It's due to all of your library items loading before the pre-loader. Check your library and right click your items. All of them will say "export on first frame" or something along those lines. Unless you have a VERY graphical game (lots of large file sized images) you can fix this problem very easily. Audio is generally the bulk of your file size, so follow these steps to fix the issue.
First, click on all of your audio in the library and uncheck the box that says export on first frame.
Second, make sure you have at least 1 frame after your preloader that has nothing on it, if you don't, make it so that your pre-loader doesn't just play, but goes to a specific frame upon fully loading or the user pressing the play button, you can adjust this in a minute.
next, at the end of your movie, create a bunch of blank frames. The first of these blank frames is where your pre-loader should send the movie once loading is complete.
After this frame, drag and drop all of your audio onto the timeline on the following frames, make multiple layers if you must, just make sure all your audio is on the frames, or within a movieclip on the one of these frames. Make sure your movie goes from the first blank frame, to a frame after it, then back to the beginning of the movie, you must SKIP over the frame with all the audio.

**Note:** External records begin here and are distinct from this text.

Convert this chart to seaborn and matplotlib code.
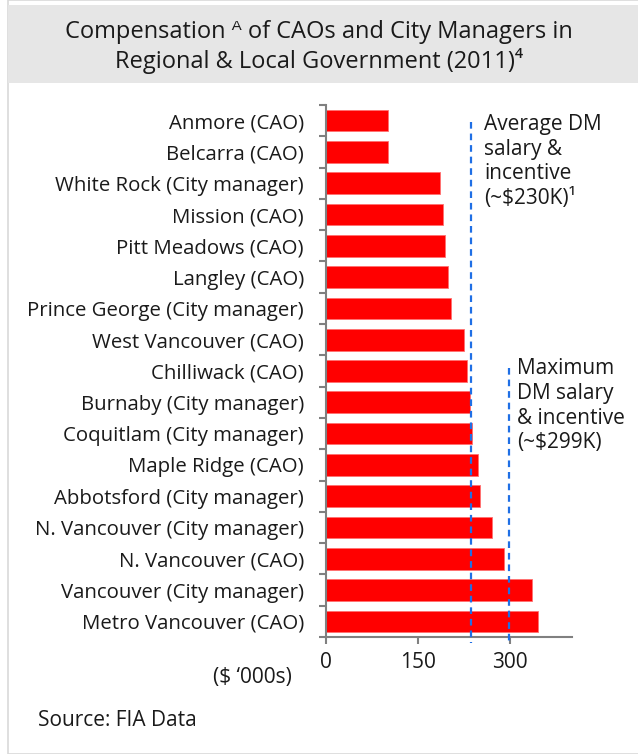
import matplotlib
matplotlib.use("Agg")
import matplotlib.pyplot as plt
from matplotlib.patches import Rectangle
from matplotlib.ticker import FixedLocator
import seaborn as sns
import pandas as pd

# Data ($ '000s)
positions = [
    "Anmore (CAO)", "Belcarra (CAO)", "White Rock (City manager)", "Mission (CAO)",
    "Pitt Meadows (CAO)", "Langley (CAO)", "Prince George (City manager)",
    "West Vancouver (CAO)", "Chilliwack (CAO)", "Burnaby (City manager)",
    "Coquitlam (City manager)", "Maple Ridge (CAO)", "Abbotsford (City manager)",
    "N. Vancouver (City manager)", "N. Vancouver (CAO)", "Vancouver (City manager)",
    "Metro Vancouver (CAO)",
]
compensation = [101, 101, 187, 192, 195, 200, 205, 226, 231, 236, 239, 248, 251, 271, 291, 336, 346]
avg_dm = 237
max_dm = 299
x_ticks = [0, 150, 300]

df = pd.DataFrame({"position": positions, "comp": compensation})

sns.set_style("white")
plt.rcParams["font.family"] = ["Open Sans", "DejaVu Sans"]

fig = plt.figure(figsize=(6.38, 7.54), dpi=100)

# title band and panel frame
fig.patches.append(Rectangle((8 / 638, 0), 1, 1, transform=fig.transFigure,
                             facecolor="white", edgecolor="#d9d9d9", lw=1.2, zorder=-10))
fig.patches.append(Rectangle((8 / 638, 1 - 83 / 754), 1, 78 / 754, transform=fig.transFigure,
                             facecolor="#e6e6e6", edgecolor="none", zorder=-9))
fig.text(0.5, 1 - 47 / 754,
         "Compensation ᴬ of CAOs and City Managers in\nRegional & Local Government (2011)⁴",
         ha="center", va="center", fontsize=17, color="#1a1a1a", linespacing=1.2)

ax = fig.add_axes([326 / 638, 1 - 637 / 754, 246 / 638, 532 / 754])
ax.patch.set_alpha(0)
sns.barplot(data=df, x="comp", y="position", orient="h", color="#ff0000",
            edgecolor="#ff7070", linewidth=0.6, width=0.69, saturation=1, ax=ax)

ax.set_xlim(0, 402)
ax.set_ylim(len(positions) - 0.5, -0.5)
ax.set_xticks(x_ticks)
ax.set_xticklabels([str(t) for t in x_ticks])
ax.set_xlabel("")
ax.set_ylabel("")

ax.yaxis.set_minor_locator(FixedLocator([i - 0.5 for i in range(len(positions) + 1)]))
ax.tick_params(axis="y", which="major", length=0, pad=16, labelsize=14.7, labelcolor="#1a1a1a")
ax.tick_params(axis="y", which="minor", length=5, width=1.5, color="#808080", left=True)
ax.tick_params(axis="x", which="major", length=5, width=1.5, color="#808080", bottom=True,
               pad=6, labelsize=15, labelcolor="#1a1a1a")

for s in ["top", "right"]:
    ax.spines[s].set_visible(False)
for s in ["left", "bottom"]:
    ax.spines[s].set_color("#808080")
    ax.spines[s].set_linewidth(1.5)

# reference lines for DM compensation
ax.plot([avg_dm, avg_dm], [0.05, 16.7], color="#1f6fe5", lw=1.6,
        ls=(0, (3, 2.2)), clip_on=False, zorder=5)
ax.plot([max_dm, max_dm], [7.9, 16.7], color="#1f6fe5", lw=1.6,
        ls=(0, (3, 2.2)), clip_on=False, zorder=5)

ax.text(avg_dm + 22, -0.2, "Average DM\nsalary &\nincentive\n(~$230K)¹",
        ha="left", va="top", fontsize=15, color="#1a1a1a", linespacing=1.22)
ax.text(max_dm + 13, 7.6, "Maximum\nDM salary\n& incentive\n(~$299K)",
        ha="left", va="top", fontsize=15, color="#1a1a1a", linespacing=1.22)

fig.text(292 / 638, 1 - 677 / 754, "($ \u2018000s)", ha="right", va="center",
         fontsize=15, color="#1a1a1a")
fig.text(38 / 638, 1 - 720 / 754, "Source: FIA Data", ha="left", va="center",
         fontsize=15, color="#1a1a1a")

fig.savefig("out.png", dpi=100)
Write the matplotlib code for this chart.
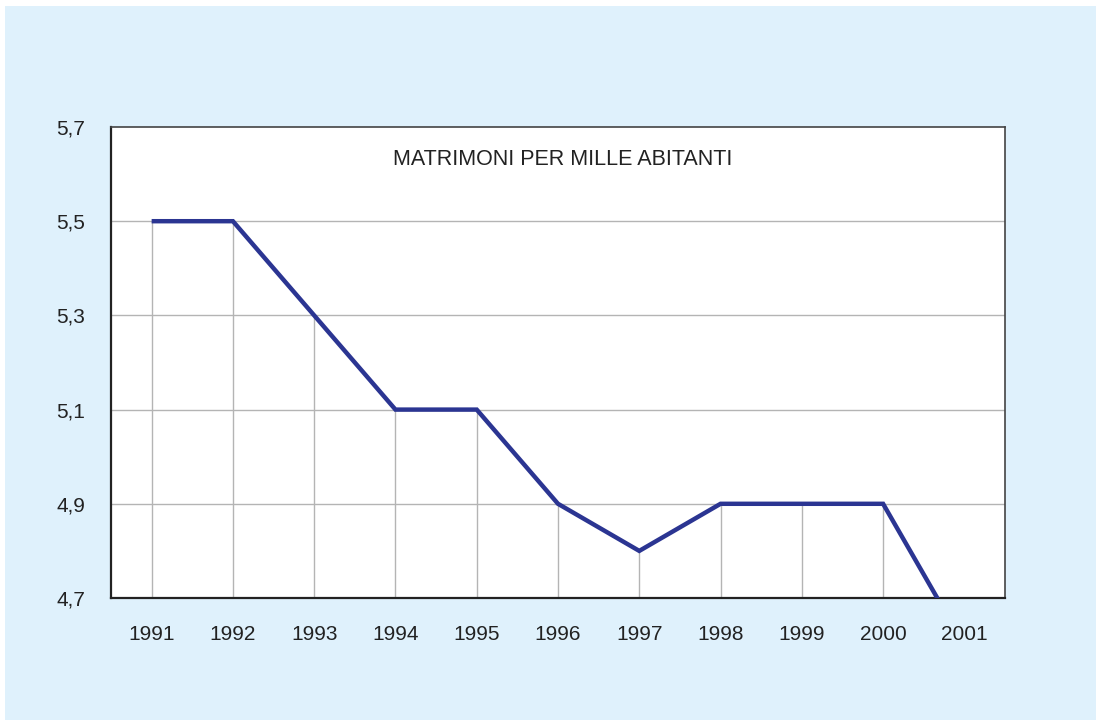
import matplotlib
matplotlib.use('Agg')
import matplotlib.pyplot as plt
from matplotlib.patches import Rectangle

YEARS = ['1991', '1992', '1993', '1994', '1995', '1996',
         '1997', '1998', '1999', '2000', '2001']
MARRIAGES = [5.5, 5.5, 5.3, 5.1, 5.1, 4.9, 4.8, 4.9, 4.9, 4.9, 4.6]
Y_TICKS = [4.7, 4.9, 5.1, 5.3, 5.5, 5.7]
Y_LABELS = ['4,7', '4,9', '5,1', '5,3', '5,5', '5,7']

plt.rcParams['font.family'] = ['Liberation Sans', 'DejaVu Sans']

fig = plt.figure(figsize=(10.96, 7.2), dpi=100)
fig.patch.set_facecolor('white')
fig.patches.append(Rectangle((5 / 1096, 0), 1 - 5 / 1096, 1 - 6 / 720,
                             transform=fig.transFigure, facecolor='#dff1fc',
                             edgecolor='none', zorder=-10))

ax = fig.add_axes([111 / 1096, 122 / 720, 894 / 1096, 471 / 720])
ax.set_facecolor('white')

x = list(range(len(YEARS)))
ax.set_xlim(-0.5, len(YEARS) - 0.5)
ax.set_ylim(4.7, 5.7)

for yv in Y_TICKS[1:-1]:
    ax.axhline(yv, color='#b4b4b4', lw=1.0, zorder=1)

ax.vlines(x, 4.7, MARRIAGES, color='#b4b4b4', lw=1.0, zorder=2)
ax.plot(x, MARRIAGES, color='#2b3592', lw=3.2, solid_capstyle='butt',
        solid_joinstyle='miter', zorder=3)

ax.set_xticks(x)
ax.set_xticklabels(YEARS, fontsize=15, color='#222222')
ax.set_yticks(Y_TICKS)
ax.set_yticklabels(Y_LABELS, fontsize=15, color='#222222')
ax.tick_params(axis='both', length=0)
ax.tick_params(axis='x', pad=19.5)
ax.tick_params(axis='y', pad=18.5)

for side in ['left', 'bottom']:
    ax.spines[side].set_color('#222222')
    ax.spines[side].set_linewidth(1.6)
for side in ['top', 'right']:
    ax.spines[side].set_color('#444444')
    ax.spines[side].set_linewidth(1.2)

ax.text(0.5056, 0.93, 'MATRIMONI PER MILLE ABITANTI', transform=ax.transAxes,
        ha='center', va='center', fontsize=15.5, color='#222222')

plt.savefig('out.png', dpi=100, facecolor=fig.get_facecolor())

After these frames, have the movie go back to where your movie begins as normal.
This works because you don't load the audio at first, making your preloader show up right off. It then loads everything but audio, and your pre-loader sends it to a frame right before the audio, then skips over the audio, forcing flash to load the audio on the skipped frames. It then loads it (you may see a delay here, so having "loading audio assets" text on screen is a good practice.
That may be a bit confusing, but simply put, your just skipping over audio on frames and forcing flash to load it, later. It does it later rather than at first because you unchecked the export on first frame button. This works wonders, try it out.